Torpedoes designed to explode under the ship were used by the Royal Navy, Kriegsmarine and I think USN. However, the magnetic detonators were not particularly reliable. I’m not sure what such a weapon would do to a battleship. Certainly, it would cause serious flooding, as the bottom of the ship was not protected by a TDS. I wouldn’t rule out the possibility that it might break the ship in half. A battleship may be stronger than a smaller ship, but it is also very heavy and highly stressed.
Probably not. If you can see it, you can hit it. If you can hit it, you can kill it.
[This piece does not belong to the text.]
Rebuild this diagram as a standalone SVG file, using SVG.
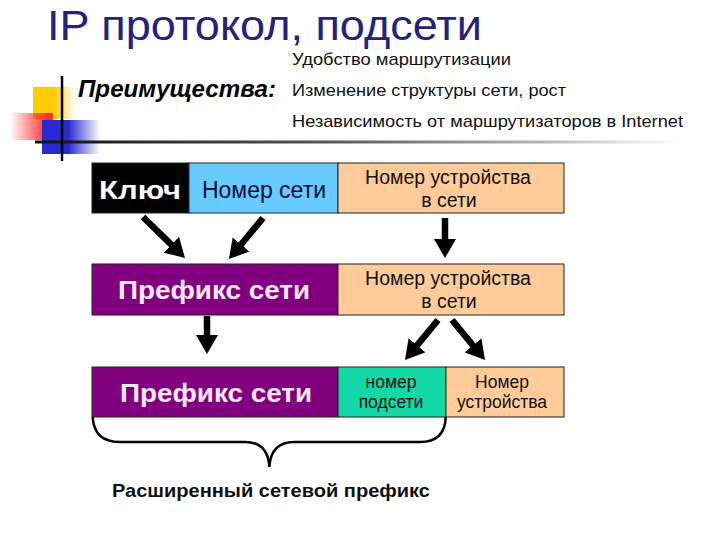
<svg xmlns="http://www.w3.org/2000/svg" width="720" height="540" viewBox="0 0 720 540">
<defs>
<style>
.t{font-family:"Liberation Sans",Arial,sans-serif}
.box{stroke:#222;stroke-width:1}
.bk{fill:#000}.bl{fill:#66ccff}.or{fill:#ffcc99}.pu{fill:#800080}.te{fill:#12d8a6}
.big{font-size:26px;font-weight:bold;fill:#fbe8fb}
.dev{font-size:19.5px;fill:#111}
.sm{font-size:17.5px;fill:#111}
.item{font-size:17px;fill:#111}
.conn line{stroke:#000;stroke-width:6.5}
</style>
<marker id="ah" viewBox="0 -11 19 22" refX="2" refY="0" markerWidth="19" markerHeight="22" markerUnits="userSpaceOnUse" orient="auto">
<path d="M0,-11 L19,0 L0,11 z" fill="#000"/>
</marker>
<linearGradient id="gy" x1="0" x2="1" y1="0" y2="0"><stop offset="0" stop-color="#ffcc00"/><stop offset="0.5" stop-color="#ffcc00"/><stop offset="1" stop-color="#ffcc00" stop-opacity="0"/></linearGradient>
<linearGradient id="gr" x1="0" x2="1" y1="0" y2="0"><stop offset="0" stop-color="#ff3333" stop-opacity="0"/><stop offset="0.85" stop-color="#ff3030"/><stop offset="1" stop-color="#ff3030"/></linearGradient>
<linearGradient id="gb" x1="0" x2="1" y1="0" y2="0"><stop offset="0" stop-color="#2a2ad0"/><stop offset="0.45" stop-color="#2a2ad0"/><stop offset="1" stop-color="#2a2ad0" stop-opacity="0"/></linearGradient>
<linearGradient id="gl" x1="35" x2="680" y1="0" y2="0" gradientUnits="userSpaceOnUse"><stop offset="0" stop-color="#111"/><stop offset="0.45" stop-color="#555"/><stop offset="0.8" stop-color="#bbb"/><stop offset="1" stop-color="#fff"/></linearGradient>
</defs>
<rect width="720" height="540" fill="#fff"/>

<g id="decor">
<rect x="33" y="87" width="42" height="32" fill="url(#gy)"/>
<rect x="10" y="113" width="43" height="27" fill="url(#gr)"/>
<rect x="42" y="120" width="58" height="34" fill="url(#gb)"/>
<line x1="35" y1="142" x2="680" y2="142" stroke="url(#gl)" stroke-width="3"/>
<line x1="62" y1="76" x2="62" y2="161" stroke="#000" stroke-width="2.5"/>
</g>

<g id="title">
<text class="t" x="47" y="39.5" font-size="43" fill="#23237e" textLength="435" lengthAdjust="spacingAndGlyphs">IP протокол, подсети</text>
</g>

<g id="advantages">
<text class="t" x="78" y="97" font-size="23" font-weight="bold" font-style="italic" fill="#000" textLength="198" lengthAdjust="spacingAndGlyphs">Преимущества:</text>
<text class="t item" x="292" y="64.5" textLength="219" lengthAdjust="spacingAndGlyphs">Удобство маршрутизации</text>
<text class="t item" x="292" y="96" textLength="274" lengthAdjust="spacingAndGlyphs">Изменение структуры сети, рост</text>
<text class="t item" x="292" y="127" textLength="391" lengthAdjust="spacingAndGlyphs">Независимость от маршрутизаторов в Internet</text>
</g>

<g id="key">
<rect class="box bk" x="92" y="163" width="97" height="50"/>
<text class="t" x="99" y="199" font-size="26" font-weight="bold" fill="#fff" textLength="82" lengthAdjust="spacingAndGlyphs">Ключ</text>
</g>
<g id="net-number">
<rect class="box bl" x="189" y="163" width="149" height="50"/>
<text class="t" x="264" y="198" text-anchor="middle" font-size="23" fill="#0a0a3a">Номер сети</text>
</g>
<g id="device-number-1">
<rect class="box or" x="338" y="163" width="226" height="50"/>
<text class="t dev" x="448" y="184" text-anchor="middle">Номер устройства</text>
<text class="t dev" x="449" y="207" text-anchor="middle">в сети</text>
</g>

<g id="prefix-1">
<rect class="box pu" x="92" y="264" width="246" height="51"/>
<text class="t big" x="118" y="299" textLength="192" lengthAdjust="spacingAndGlyphs">Префикс сети</text>
</g>
<g id="device-number-2">
<rect class="box or" x="338" y="264" width="226" height="51"/>
<text class="t dev" x="448" y="285" text-anchor="middle">Номер устройства</text>
<text class="t dev" x="449" y="308" text-anchor="middle">в сети</text>
</g>

<g id="prefix-2">
<rect class="box pu" x="92" y="367" width="246" height="50"/>
<text class="t big" x="120" y="402" textLength="192" lengthAdjust="spacingAndGlyphs">Префикс сети</text>
</g>
<g id="subnet-number">
<rect class="box te" x="338" y="367" width="108" height="50"/>
<text class="t sm" x="391" y="388" text-anchor="middle">номер</text>
<text class="t sm" x="391" y="408" text-anchor="middle">подсети</text>
</g>
<g id="device-number-3">
<rect class="box or" x="446" y="367" width="118" height="50"/>
<text class="t sm" x="502" y="388" text-anchor="middle">Номер</text>
<text class="t sm" x="502" y="408" text-anchor="middle">устройства</text>
</g>

<g id="connectors" class="conn">
<line x1="143" y1="217" x2="172.8" y2="246.1" marker-end="url(#ah)"/>
<line x1="263" y1="218" x2="239.8" y2="246" marker-end="url(#ah)"/>
<line x1="445" y1="218" x2="445" y2="241" marker-end="url(#ah)"/>
<line x1="207" y1="316" x2="207" y2="337" marker-end="url(#ah)"/>
<line x1="438" y1="320" x2="415.8" y2="346.9" marker-end="url(#ah)"/>
<line x1="452" y1="320" x2="474.2" y2="346.9" marker-end="url(#ah)"/>
</g>

<g id="brace">
<path d="M92.7,417 Q94,442 120,442 L245,442 Q268,442 269.3,467 Q271,442 294,442 L420,442 Q445,442 445.7,417" fill="none" stroke="#000" stroke-width="2.5"/>
<text class="t" x="112" y="497" font-size="19" font-weight="bold" fill="#111" textLength="318" lengthAdjust="spacingAndGlyphs">Расширенный сетевой префикс</text>
</g>
</svg>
The Germans had bunkers like that for the V2 program, the RAF (most famously 607 Squadron - flying the Avro Lancasters mentioned above) destroyed many of them.
Not if you want it to a) float or b) work as an operational ship. Bouyancy is a function of the enclosed volume. Some battleships were more than 1/3 armour by weight. If you were to take one and add, say, 25% more armour, you would decrease it’s survivability. It would have a much lower reserve of bouyancy, so could be easily sunk by punching some holes in the unarmoured sections. You could compensate by removing some of the heavy quipement, such as guns, boilers and engines, but then you have a far less effective ship.
Possibly something could be done with a very large thinkness of low-density armour. What is the density of kevlar? Bear in mind though, you need something strong and flexible enough not to break-up under wave action.
Yes there is a controvery, remember a mess up at the start of the action left Derfflinger unengaged. I believe the latest view is that all the hits scored on her were by Derfflinger including the fatal one, which IIRC was the second to last. Derfflinger fired 11 slavos at the Queen Mary, getting six hits, which is quite excellent shooting actually.
I wonder what naval designers would do on a planet with higher gravity, where the tradeoffs would be even more extreme (at a guess-I know water is not very compressible but a ship would lay lower in the water at higher G’s).
I don’t think it would ride deeper. A ship floats because it has a lower average density than water, that ratio won’t change if you start messing with gravity. Hopefully someone can confirm or refute this, I don’t entirely trust my reasoning.
Which ones survived? I thought the Greek pair were sunk, and the German ones scuttled. Mikasa (flagship at Tsushima) survived with bomb damage, but played no active role. Am I missing something?
I agree with you on this one. It’s all about relative density, and the relative density of the water compared to the steel will be unchanged. Actually, because water is not totally incompressible, any compression of the water would tend to make the water denser and thereby cause the ship to float higher out of the water. To say whether an ocean experiencing, say, double Earth’s gravity would have water compressed enough to actually measure the difference is above my pay grade, though.
Water is compressible but is insignificant for all intents and purposes of your example. Drop down to 4 km beneath the ocean, and you get a little under 2% by volume shrinkage.
i have read that, due to their size and damage control systems, it would take a nuclear warhead to sink a modern american aircraft carrier. possibly true? or sailors dreaming of mermaids?